The final decision will come at the next meeting on Feb. 5.
“Our students are getting less than what we think they deserve,” said Superintendent Nicole Pormilli. “This isn't anything anybody ever really wants to do in a school district, but it's necessary.”
Pormilli says seven years of budget cuts have taken their toll. The district only made the budget this year by closing and selling Rosenauer Elementary for $13 million. It will take a similar plan to cut year-over-year costs.
“All the schools that my children have gone through through Jackson, I felt they've always been like a little family,” said one parent. “The principals always knew both my kids and I don't know if it's going to be the same.”
Jackson Township is one of the largest in New Jersey. The redistricting will mean some students will have longer bus rides. But the administration said the changes will allow for a brighter future via a balanced budget.
“It's important that we can try and be fiscally sustainable and keep our strong enriching programs that we have had in this school district for a very long time - and our students deserve that," Pormilli said. "We are working hard to continue to keep them, and hopefully have some expansion of things.
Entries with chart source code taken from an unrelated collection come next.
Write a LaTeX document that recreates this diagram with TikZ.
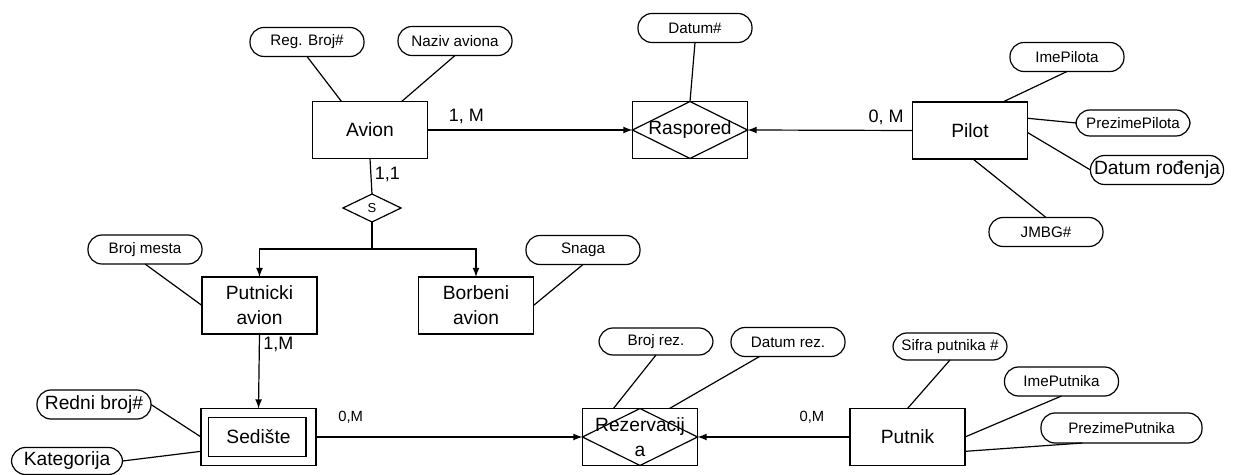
\documentclass[tikz,border=0pt]{standalone}
\usepackage{fontspec}
\setmainfont{Liberation Sans}
\usepackage{tikz}
\usetikzlibrary{calc,arrows,positioning}
\usetikzlibrary{shapes,shapes.geometric}
\tikzset{
  entity/.style={draw, line width=0.6pt, minimum width=57.5pt, minimum height=28.5pt, inner sep=1pt, align=center, font=\fontsize{9.6}{12.5}\selectfont},
  relbox/.style={entity},
  attr/.style={draw, line width=0.6pt, rounded corners=7pt, minimum width=57pt, minimum height=14.5pt, inner sep=1pt, font=\fontsize{7.6}{9}\selectfont},
  bigattr/.style={attr, font=\fontsize{9.6}{11}\selectfont},
  isa/.style={diamond, draw, line width=0.6pt, minimum width=29pt, minimum height=14pt, inner sep=0pt, font=\fontsize{6.5}{8}\selectfont},
  card/.style={inner sep=1pt, font=\fontsize{9}{11}\selectfont},
  smallcard/.style={inner sep=1pt, font=\fontsize{7.4}{9}\selectfont}
}
\begin{document}
\begin{tikzpicture}[x=0.5pt,y=-0.5pt,outer sep=0pt,line width=0.6pt]
    \useasboundingbox (0,0) rectangle (1236,475);
    % entiteti i veze
    \node (avion) [entity] at (370,130) {Avion};
    \node (raspored) [relbox] at (690,130) {Raspored};
    \node (pilot) [entity] at (970,130.5) {Pilot};
    \node (s) [isa] at (372,208) {S};
    \node (putnicki) [entity] at (259.5,305.5) {Putnicki\\avion};
    \node (borbeni) [entity] at (476,305.5) {Borbeni\\avion};
    \node (sediste) [entity] at (258.5,437) {Sedište};
    \node (rez) [relbox] at (640,437) {Rezervacij\\a};
    \node (putnik) [entity] at (907.5,437) {Putnik};
    \draw (raspored.north) -- (raspored.east) -- (raspored.south) -- (raspored.west) -- cycle;
    \draw (rez.north) -- (rez.east) -- (rez.south) -- (rez.west) -- cycle;
    \draw ([shift={(3.8pt,-4.5pt)}]sediste.north west) rectangle ([shift={(-5pt,4.5pt)}]sediste.south east);
    % atributi
    \node (regbroj) [attr] at (307,42) {Reg. Broj\#};
    \node (naziv) [attr] at (455,41) {Naziv aviona};
    \node (datum) [attr] at (695,28) {Datum\#};
    \node (imepilota) [attr] at (1067,57) {ImePilota};
    \node (prezimepilota) [attr,minimum height=13pt] at (1133,123) {PrezimePilota};
    \node (datumrodjenja) [bigattr,minimum width=66.5pt] at (1157,170) {Datum rođenja};
    \node (jmbg) [attr] at (1046,232) {JMBG\#};
    \node (brojmesta) [attr] at (145,249.5) {Broj mesta};
    \node (snaga) [attr] at (583,250) {Snaga};
    \node (rednibroj) [bigattr] at (94,404.5) {Redni broj\#};
    \node (kategorija) [bigattr,minimum width=55.5pt,minimum height=13.5pt] at (67,461) {Kategorija};
    \node (brojrez) [attr,minimum height=13.5pt] at (656,341.5) {Broj rez.};
    \node (datumrez) [attr] at (788,342) {Datum rez.};
    \node (sifra) [attr,minimum height=13.5pt] at (950,346.5) {Sifra putnika \#};
    \node (imeputnika) [attr] at (1061.5,381.5) {ImePutnika};
    \node (prezimeputnika) [attr,minimum width=80.5pt,minimum height=15pt] at (1121.5,428) {PrezimePutnika};
    \coordinate (split) at (372,249);
    % veze atributa
    \path (regbroj.south) edge (avion.135);
    \path (naziv.south) edge (avion.42);
    \path (datum.south) edge (raspored.north);
    \path (imepilota.south) edge (pilot.41);
    \path (prezimepilota.west) edge (pilot.12);
    \path (datumrodjenja.west) edge (pilot.-2);
    \path (jmbg.north) edge (pilot.-84);
    \path (brojmesta.south) edge (putnicki.west);
    \path (snaga.south) edge (borbeni.east);
    \path (rednibroj.east) edge (sediste.west);
    \path (kategorija.east) edge (sediste.194);
    \path (brojrez.south) edge (rez.133);
    \path (datumrez.207) edge (rez.44);
    \path (sifra.south) edge (putnik.north);
    \path (imeputnika.south) edge (putnik.east);
    \path (prezimeputnika.201) edge (putnik.-14);
    % relacije
    \path (avion.east) edge [-latex] node[card,above=2pt,pos=0.19] (c1) {1, M} (raspored.west);
    \path (pilot.west) edge [-latex] node[card,above=2pt,pos=0.16] (c2) {0, M} (raspored.east);
    \path (avion.south) edge node[card,right=1pt,pos=0.45] (c3) {1,1} (s.north);
    \draw [line width=1.4pt] (s.south) -- (split);
    \draw [-latex] (split) -| (putnicki.north);
    \draw [-latex] (split) -| (borbeni.north);
    \path (putnicki.south) edge [-latex] node[card,right=1pt,pos=0.14] (c4) {1,M} (sediste.north);
    \path (sediste.east) edge [-latex] node[smallcard,above=6pt,pos=0.13] (c5) {0,M} (rez.west);
    \path (putnik.west) edge [-latex] node[smallcard,above=6pt,pos=0.25] (c6) {0,M} (rez.east);
\end{tikzpicture}
\end{document}
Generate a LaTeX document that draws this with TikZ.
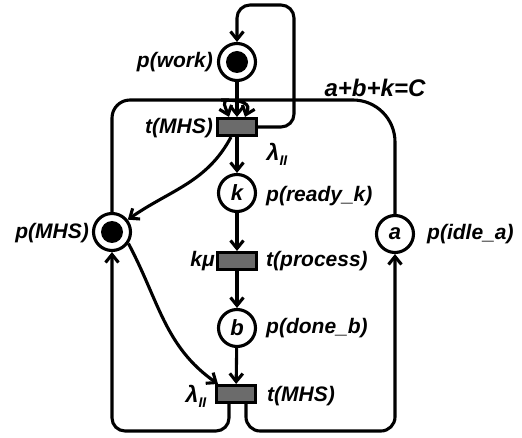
\documentclass[tikz,border=0pt]{standalone}
\usepackage{fontspec}
\setmainfont{Liberation Sans}
\usetikzlibrary{arrows.meta}
\newcommand\lamII{{\fontsize{23}{23}\selectfont λ}\raisebox{-5pt}{\fontsize{14}{14}\selectfont II}}
\tikzset{
  lbl/.style={inner sep=0pt, font=\fontsize{21}{22}\selectfont\bfseries\itshape},
  place/.style={circle, draw, line width=3.1pt, minimum size=37pt, inner sep=0pt, font=\fontsize{22}{22}\selectfont\bfseries\itshape},
  trans/.style={rectangle, draw, line width=3.1pt, fill=black!58, minimum width=39pt, minimum height=17pt, inner sep=0pt},
  arc/.style={line width=3.1pt, -{Straight Barb[length=8pt,width=13pt]}},
}
\begin{document}
\begin{tikzpicture}[x=1pt,y=1pt]
\useasboundingbox (0,0) rectangle (522,-438);
% places and transitions
\node[place] (pw) at (237,-62) {};
\fill (pw) circle (11pt);
\node[trans] (tr1) at (237,-127) {};
\node[place] (k) at (237,-193) {k};
\node[trans] (pr) at (237,-261) {};
\node[place] (b) at (237,-328) {b};
\node[trans] (tr2) at (236,-394) {};
\node[place] (pm) at (112,-232) {};
\fill (pm) circle (11pt);
\node[place] (pa) at (395,-234) {a};
% labels
\node[lbl, anchor=east] (lw) at (213,-62) {p(work)};
\node[lbl, anchor=east] (lt1) at (213,-128) {t(MHS)};
\node[lbl] (lam1) at (277,-154) {\lamII};
\node[lbl, anchor=west] (lk) at (266,-196) {p(ready\_k)};
\node[lbl, anchor=east] (lkmu) at (215,-261) {kμ};
\node[lbl, anchor=west] (lpr) at (266,-261) {t(process)};
\node[lbl, anchor=west] (lb) at (266,-328) {p(done\_b)};
\node[lbl, anchor=west] (lt2) at (267,-396) {t(MHS)};
\node[lbl] (lam2) at (196,-396) {\lamII};
\node[lbl, anchor=east] (lm) at (89,-233) {p(MHS)};
\node[lbl, anchor=west] (la) at (427,-234) {p(idle\_a)};
\node[lbl, font=\fontsize{24}{26}\selectfont\bfseries\itshape] (lc) at (375,-88) {a+b+k=C};
% arcs
\draw[arc] (pw) -- (tr1);
\draw[arc] (tr1) -- (k);
\draw[arc] (k) -- (pr);
\draw[arc] (pr) -- (b);
\draw[arc] (b) -- (tr2);
\draw[arc] (pm.north) [rounded corners=18pt] |- (211,-100) [sharp corners] to[out=0,in=110] ([xshift=-8pt]tr1.north);
\draw[arc] (pa.north) [rounded corners=42pt] |- (263,-100) [sharp corners] to[out=180,in=70] ([xshift=8pt]tr1.north);
\draw[arc, rounded corners=13pt] (tr1.east) -- (294,-127) -- (294,-5) -- (237,-5) -- (pw.north);
\draw[arc] ([xshift=-6pt]tr1.south) to[out=-118,in=35] (pm.38);
\draw[arc] (pm.-35) to[out=-62,in=145] ([xshift=-18pt]tr2.north);
\draw[arc, rounded corners=13pt] ([xshift=-7pt]tr2.south) |- (112,-431) -- (pm.south);
\draw[arc, rounded corners=14pt] ([xshift=10pt]tr2.south) |- (395,-431) -- (pa.south);
\end{tikzpicture}
\end{document}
We have not been able to expand things for seven years.”
Jackson’s state aid has been cut for seven years under Governor Murphy’s funding formula, based on enrollment declines and an increased “local fair share.”
“I have nothing but sympathy, but those are the realities,” Murphy said on News 12’s “Ask Governor Murphy” show. “We fund public education at the highest per-student level in the country. We try to get it right. Not every community comes out on top.”
“We've lost about 15% of enrollment,” Pormilli said. “It certainly does not equate to the amount of state aid (52%) that we've lost.”